----- Data section

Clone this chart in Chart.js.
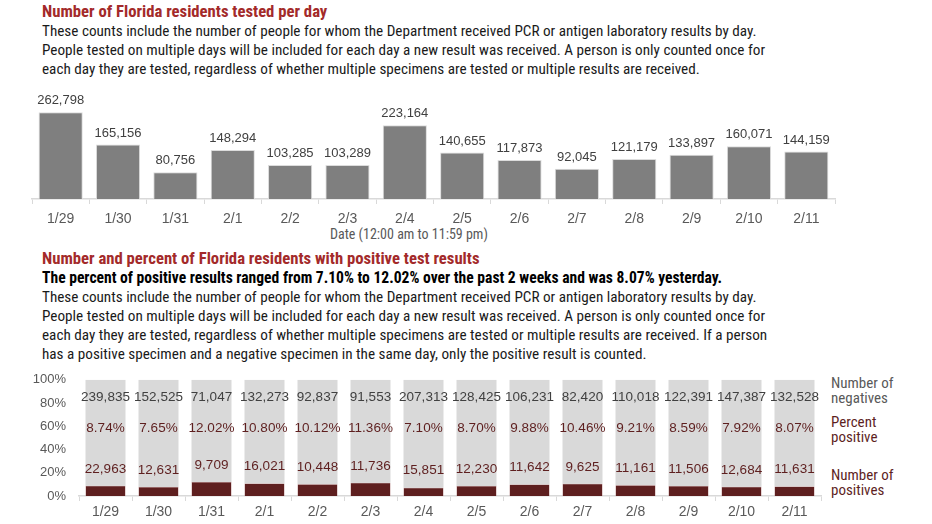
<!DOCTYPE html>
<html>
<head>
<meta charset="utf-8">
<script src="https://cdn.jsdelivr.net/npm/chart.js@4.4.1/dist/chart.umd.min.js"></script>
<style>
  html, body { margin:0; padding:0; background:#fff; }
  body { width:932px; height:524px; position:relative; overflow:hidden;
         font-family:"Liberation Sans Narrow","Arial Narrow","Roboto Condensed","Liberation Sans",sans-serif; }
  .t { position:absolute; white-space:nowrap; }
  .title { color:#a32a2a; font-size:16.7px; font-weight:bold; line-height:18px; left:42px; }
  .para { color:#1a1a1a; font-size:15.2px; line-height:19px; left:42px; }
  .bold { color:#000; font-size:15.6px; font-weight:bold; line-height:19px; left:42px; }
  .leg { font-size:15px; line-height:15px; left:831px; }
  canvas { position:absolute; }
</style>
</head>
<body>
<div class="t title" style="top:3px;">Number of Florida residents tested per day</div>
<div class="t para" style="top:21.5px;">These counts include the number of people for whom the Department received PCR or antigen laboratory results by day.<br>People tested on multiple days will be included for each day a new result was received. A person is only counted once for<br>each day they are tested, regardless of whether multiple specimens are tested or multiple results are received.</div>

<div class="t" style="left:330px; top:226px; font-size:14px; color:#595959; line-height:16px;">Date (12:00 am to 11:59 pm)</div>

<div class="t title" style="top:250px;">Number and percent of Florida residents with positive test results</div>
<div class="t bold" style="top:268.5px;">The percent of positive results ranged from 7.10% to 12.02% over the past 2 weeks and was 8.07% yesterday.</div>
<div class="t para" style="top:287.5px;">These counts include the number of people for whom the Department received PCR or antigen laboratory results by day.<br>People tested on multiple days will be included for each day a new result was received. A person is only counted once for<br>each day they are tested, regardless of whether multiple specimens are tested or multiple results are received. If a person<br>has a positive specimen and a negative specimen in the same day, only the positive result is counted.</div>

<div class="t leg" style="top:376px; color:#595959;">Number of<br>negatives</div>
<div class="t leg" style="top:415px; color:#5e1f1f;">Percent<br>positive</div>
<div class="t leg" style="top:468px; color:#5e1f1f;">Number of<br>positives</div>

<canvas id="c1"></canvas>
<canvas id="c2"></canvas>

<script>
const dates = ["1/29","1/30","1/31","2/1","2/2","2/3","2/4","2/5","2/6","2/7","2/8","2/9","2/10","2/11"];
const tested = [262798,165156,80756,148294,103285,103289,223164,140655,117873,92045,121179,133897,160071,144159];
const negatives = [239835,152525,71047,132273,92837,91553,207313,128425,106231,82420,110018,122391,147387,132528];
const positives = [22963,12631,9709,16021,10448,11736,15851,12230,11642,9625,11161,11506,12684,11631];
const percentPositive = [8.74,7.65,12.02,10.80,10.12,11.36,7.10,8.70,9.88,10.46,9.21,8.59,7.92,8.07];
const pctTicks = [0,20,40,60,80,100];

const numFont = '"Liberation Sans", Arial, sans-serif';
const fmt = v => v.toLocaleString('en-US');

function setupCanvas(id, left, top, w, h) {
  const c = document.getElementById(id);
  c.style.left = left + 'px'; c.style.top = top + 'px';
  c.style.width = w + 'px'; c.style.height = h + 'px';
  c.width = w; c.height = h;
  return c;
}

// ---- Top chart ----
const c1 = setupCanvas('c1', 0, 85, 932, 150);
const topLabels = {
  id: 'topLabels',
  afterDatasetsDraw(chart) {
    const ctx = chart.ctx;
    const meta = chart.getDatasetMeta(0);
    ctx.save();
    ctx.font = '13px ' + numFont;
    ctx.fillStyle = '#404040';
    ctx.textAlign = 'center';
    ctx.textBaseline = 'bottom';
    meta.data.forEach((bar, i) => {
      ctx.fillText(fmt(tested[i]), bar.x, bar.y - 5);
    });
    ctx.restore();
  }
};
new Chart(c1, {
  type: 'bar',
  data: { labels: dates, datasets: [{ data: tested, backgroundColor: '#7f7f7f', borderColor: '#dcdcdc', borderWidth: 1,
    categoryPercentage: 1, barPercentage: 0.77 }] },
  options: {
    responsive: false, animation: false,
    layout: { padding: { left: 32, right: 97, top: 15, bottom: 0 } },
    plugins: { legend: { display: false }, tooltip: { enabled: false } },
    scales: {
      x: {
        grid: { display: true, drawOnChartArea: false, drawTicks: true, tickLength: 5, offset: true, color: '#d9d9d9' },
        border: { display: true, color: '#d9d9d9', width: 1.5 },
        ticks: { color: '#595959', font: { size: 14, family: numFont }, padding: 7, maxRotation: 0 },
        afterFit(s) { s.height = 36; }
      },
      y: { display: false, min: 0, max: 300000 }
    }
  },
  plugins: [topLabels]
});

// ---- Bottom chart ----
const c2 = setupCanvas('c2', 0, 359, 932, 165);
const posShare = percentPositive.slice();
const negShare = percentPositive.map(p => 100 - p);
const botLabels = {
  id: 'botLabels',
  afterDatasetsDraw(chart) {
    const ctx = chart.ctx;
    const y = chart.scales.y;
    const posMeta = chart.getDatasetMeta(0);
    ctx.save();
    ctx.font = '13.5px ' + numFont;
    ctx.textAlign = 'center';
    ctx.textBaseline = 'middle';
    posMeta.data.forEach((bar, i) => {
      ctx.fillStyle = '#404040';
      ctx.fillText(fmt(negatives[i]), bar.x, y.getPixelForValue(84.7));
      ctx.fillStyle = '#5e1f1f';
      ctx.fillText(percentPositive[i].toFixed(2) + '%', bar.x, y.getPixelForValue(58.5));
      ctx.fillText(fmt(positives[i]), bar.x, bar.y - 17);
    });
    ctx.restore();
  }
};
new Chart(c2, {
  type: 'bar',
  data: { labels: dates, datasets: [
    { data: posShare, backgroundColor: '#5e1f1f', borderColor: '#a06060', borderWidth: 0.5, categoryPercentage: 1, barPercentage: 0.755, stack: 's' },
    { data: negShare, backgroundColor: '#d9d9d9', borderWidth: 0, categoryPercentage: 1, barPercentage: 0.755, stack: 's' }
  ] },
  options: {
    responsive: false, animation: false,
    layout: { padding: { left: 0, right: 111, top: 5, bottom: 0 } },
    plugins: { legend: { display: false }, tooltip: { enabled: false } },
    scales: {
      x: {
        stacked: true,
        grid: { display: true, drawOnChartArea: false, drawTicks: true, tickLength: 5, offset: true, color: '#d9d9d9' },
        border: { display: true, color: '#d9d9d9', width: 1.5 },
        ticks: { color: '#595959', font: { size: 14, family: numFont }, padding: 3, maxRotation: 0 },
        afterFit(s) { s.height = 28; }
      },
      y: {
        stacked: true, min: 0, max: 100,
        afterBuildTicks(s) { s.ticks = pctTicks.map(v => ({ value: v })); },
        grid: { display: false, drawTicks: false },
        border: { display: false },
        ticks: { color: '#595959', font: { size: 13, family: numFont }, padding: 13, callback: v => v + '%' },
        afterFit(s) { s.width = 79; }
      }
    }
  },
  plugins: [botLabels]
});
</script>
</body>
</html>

----------

**Brief:**
Copy the listing in full and without alteration, omitting every picture.

**Output below:**
Clone this chart in Chart.js.
<!DOCTYPE html>
<html>
<head>
<meta charset="utf-8">
<script src="https://cdn.jsdelivr.net/npm/chart.js@4.4.1/dist/chart.umd.min.js"></script>
<style>
  html, body { margin:0; padding:0; background:#fff; }
  body { width:932px; height:524px; position:relative; overflow:hidden;
         font-family:"Liberation Sans Narrow","Arial Narrow","Roboto Condensed","Liberation Sans",sans-serif; }
  .t { position:absolute; white-space:nowrap; }
  .title { color:#a32a2a; font-size:16.7px; font-weight:bold; line-height:18px; left:42px; }
  .para { color:#1a1a1a; font-size:15.2px; line-height:19px; left:42px; }
  .bold { color:#000; font-size:15.6px; font-weight:bold; line-height:19px; left:42px; }
  .leg { font-size:15px; line-height:15px; left:831px; }
  canvas { position:absolute; }
</style>
</head>
<body>
<div class="t title" style="top:3px;">Number of Florida residents tested per day</div>
<div class="t para" style="top:21.5px;">These counts include the number of people for whom the Department received PCR or antigen laboratory results by day.<br>People tested on multiple days will be included for each day a new result was received. A person is only counted once for<br>each day they are tested, regardless of whether multiple specimens are tested or multiple results are received.</div>

<div class="t" style="left:330px; top:226px; font-size:14px; color:#595959; line-height:16px;">Date (12:00 am to 11:59 pm)</div>

<div class="t title" style="top:250px;">Number and percent of Florida residents with positive test results</div>
<div class="t bold" style="top:268.5px;">The percent of positive results ranged from 7.10% to 12.02% over the past 2 weeks and was 8.07% yesterday.</div>
<div class="t para" style="top:287.5px;">These counts include the number of people for whom the Department received PCR or antigen laboratory results by day.<br>People tested on multiple days will be included for each day a new result was received. A person is only counted once for<br>each day they are tested, regardless of whether multiple specimens are tested or multiple results are received. If a person<br>has a positive specimen and a negative specimen in the same day, only the positive result is counted.</div>

<div class="t leg" style="top:376px; color:#595959;">Number of<br>negatives</div>
<div class="t leg" style="top:415px; color:#5e1f1f;">Percent<br>positive</div>
<div class="t leg" style="top:468px; color:#5e1f1f;">Number of<br>positives</div>

<canvas id="c1"></canvas>
<canvas id="c2"></canvas>

<script>
const dates = ["1/29","1/30","1/31","2/1","2/2","2/3","2/4","2/5","2/6","2/7","2/8","2/9","2/10","2/11"];
const tested = [262798,165156,80756,148294,103285,103289,223164,140655,117873,92045,121179,133897,160071,144159];
const negatives = [239835,152525,71047,132273,92837,91553,207313,128425,106231,82420,110018,122391,147387,132528];
const positives = [22963,12631,9709,16021,10448,11736,15851,12230,11642,9625,11161,11506,12684,11631];
const percentPositive = [8.74,7.65,12.02,10.80,10.12,11.36,7.10,8.70,9.88,10.46,9.21,8.59,7.92,8.07];
const pctTicks = [0,20,40,60,80,100];

const numFont = '"Liberation Sans", Arial, sans-serif';
const fmt = v => v.toLocaleString('en-US');

function setupCanvas(id, left, top, w, h) {
  const c = document.getElementById(id);
  c.style.left = left + 'px'; c.style.top = top + 'px';
  c.style.width = w + 'px'; c.style.height = h + 'px';
  c.width = w; c.height = h;
  return c;
}

// ---- Top chart ----
const c1 = setupCanvas('c1', 0, 85, 932, 150);
const topLabels = {
  id: 'topLabels',
  afterDatasetsDraw(chart) {
    const ctx = chart.ctx;
    const meta = chart.getDatasetMeta(0);
    ctx.save();
    ctx.font = '13px ' + numFont;
    ctx.fillStyle = '#404040';
    ctx.textAlign = 'center';
    ctx.textBaseline = 'bottom';
    meta.data.forEach((bar, i) => {
      ctx.fillText(fmt(tested[i]), bar.x, bar.y - 5);
    });
    ctx.restore();
  }
};
new Chart(c1, {
  type: 'bar',
  data: { labels: dates, datasets: [{ data: tested, backgroundColor: '#7f7f7f', borderColor: '#dcdcdc', borderWidth: 1,
    categoryPercentage: 1, barPercentage: 0.77 }] },
  options: {
    responsive: false, animation: false,
    layout: { padding: { left: 32, right: 97, top: 15, bottom: 0 } },
    plugins: { legend: { display: false }, tooltip: { enabled: false } },
    scales: {
      x: {
        grid: { display: true, drawOnChartArea: false, drawTicks: true, tickLength: 5, offset: true, color: '#d9d9d9' },
        border: { display: true, color: '#d9d9d9', width: 1.5 },
        ticks: { color: '#595959', font: { size: 14, family: numFont }, padding: 7, maxRotation: 0 },
        afterFit(s) { s.height = 36; }
      },
      y: { display: false, min: 0, max: 300000 }
    }
  },
  plugins: [topLabels]
});

// ---- Bottom chart ----
const c2 = setupCanvas('c2', 0, 359, 932, 165);
const posShare = percentPositive.slice();
const negShare = percentPositive.map(p => 100 - p);
const botLabels = {
  id: 'botLabels',
  afterDatasetsDraw(chart) {
    const ctx = chart.ctx;
    const y = chart.scales.y;
    const posMeta = chart.getDatasetMeta(0);
    ctx.save();
    ctx.font = '13.5px ' + numFont;
    ctx.textAlign = 'center';
    ctx.textBaseline = 'middle';
    posMeta.data.forEach((bar, i) => {
      ctx.fillStyle = '#404040';
      ctx.fillText(fmt(negatives[i]), bar.x, y.getPixelForValue(84.7));
      ctx.fillStyle = '#5e1f1f';
      ctx.fillText(percentPositive[i].toFixed(2) + '%', bar.x, y.getPixelForValue(58.5));
      ctx.fillText(fmt(positives[i]), bar.x, bar.y - 17);
    });
    ctx.restore();
  }
};
new Chart(c2, {
  type: 'bar',
  data: { labels: dates, datasets: [
    { data: posShare, backgroundColor: '#5e1f1f', borderColor: '#a06060', borderWidth: 0.5, categoryPercentage: 1, barPercentage: 0.755, stack: 's' },
    { data: negShare, backgroundColor: '#d9d9d9', borderWidth: 0, categoryPercentage: 1, barPercentage: 0.755, stack: 's' }
  ] },
  options: {
    responsive: false, animation: false,
    layout: { padding: { left: 0, right: 111, top: 5, bottom: 0 } },
    plugins: { legend: { display: false }, tooltip: { enabled: false } },
    scales: {
      x: {
        stacked: true,
        grid: { display: true, drawOnChartArea: false, drawTicks: true, tickLength: 5, offset: true, color: '#d9d9d9' },
        border: { display: true, color: '#d9d9d9', width: 1.5 },
        ticks: { color: '#595959', font: { size: 14, family: numFont }, padding: 3, maxRotation: 0 },
        afterFit(s) { s.height = 28; }
      },
      y: {
        stacked: true, min: 0, max: 100,
        afterBuildTicks(s) { s.ticks = pctTicks.map(v => ({ value: v })); },
        grid: { display: false, drawTicks: false },
        border: { display: false },
        ticks: { color: '#595959', font: { size: 13, family: numFont }, padding: 13, callback: v => v + '%' },
        afterFit(s) { s.width = 79; }
      }
    }
  },
  plugins: [botLabels]
});
</script>
</body>
</html>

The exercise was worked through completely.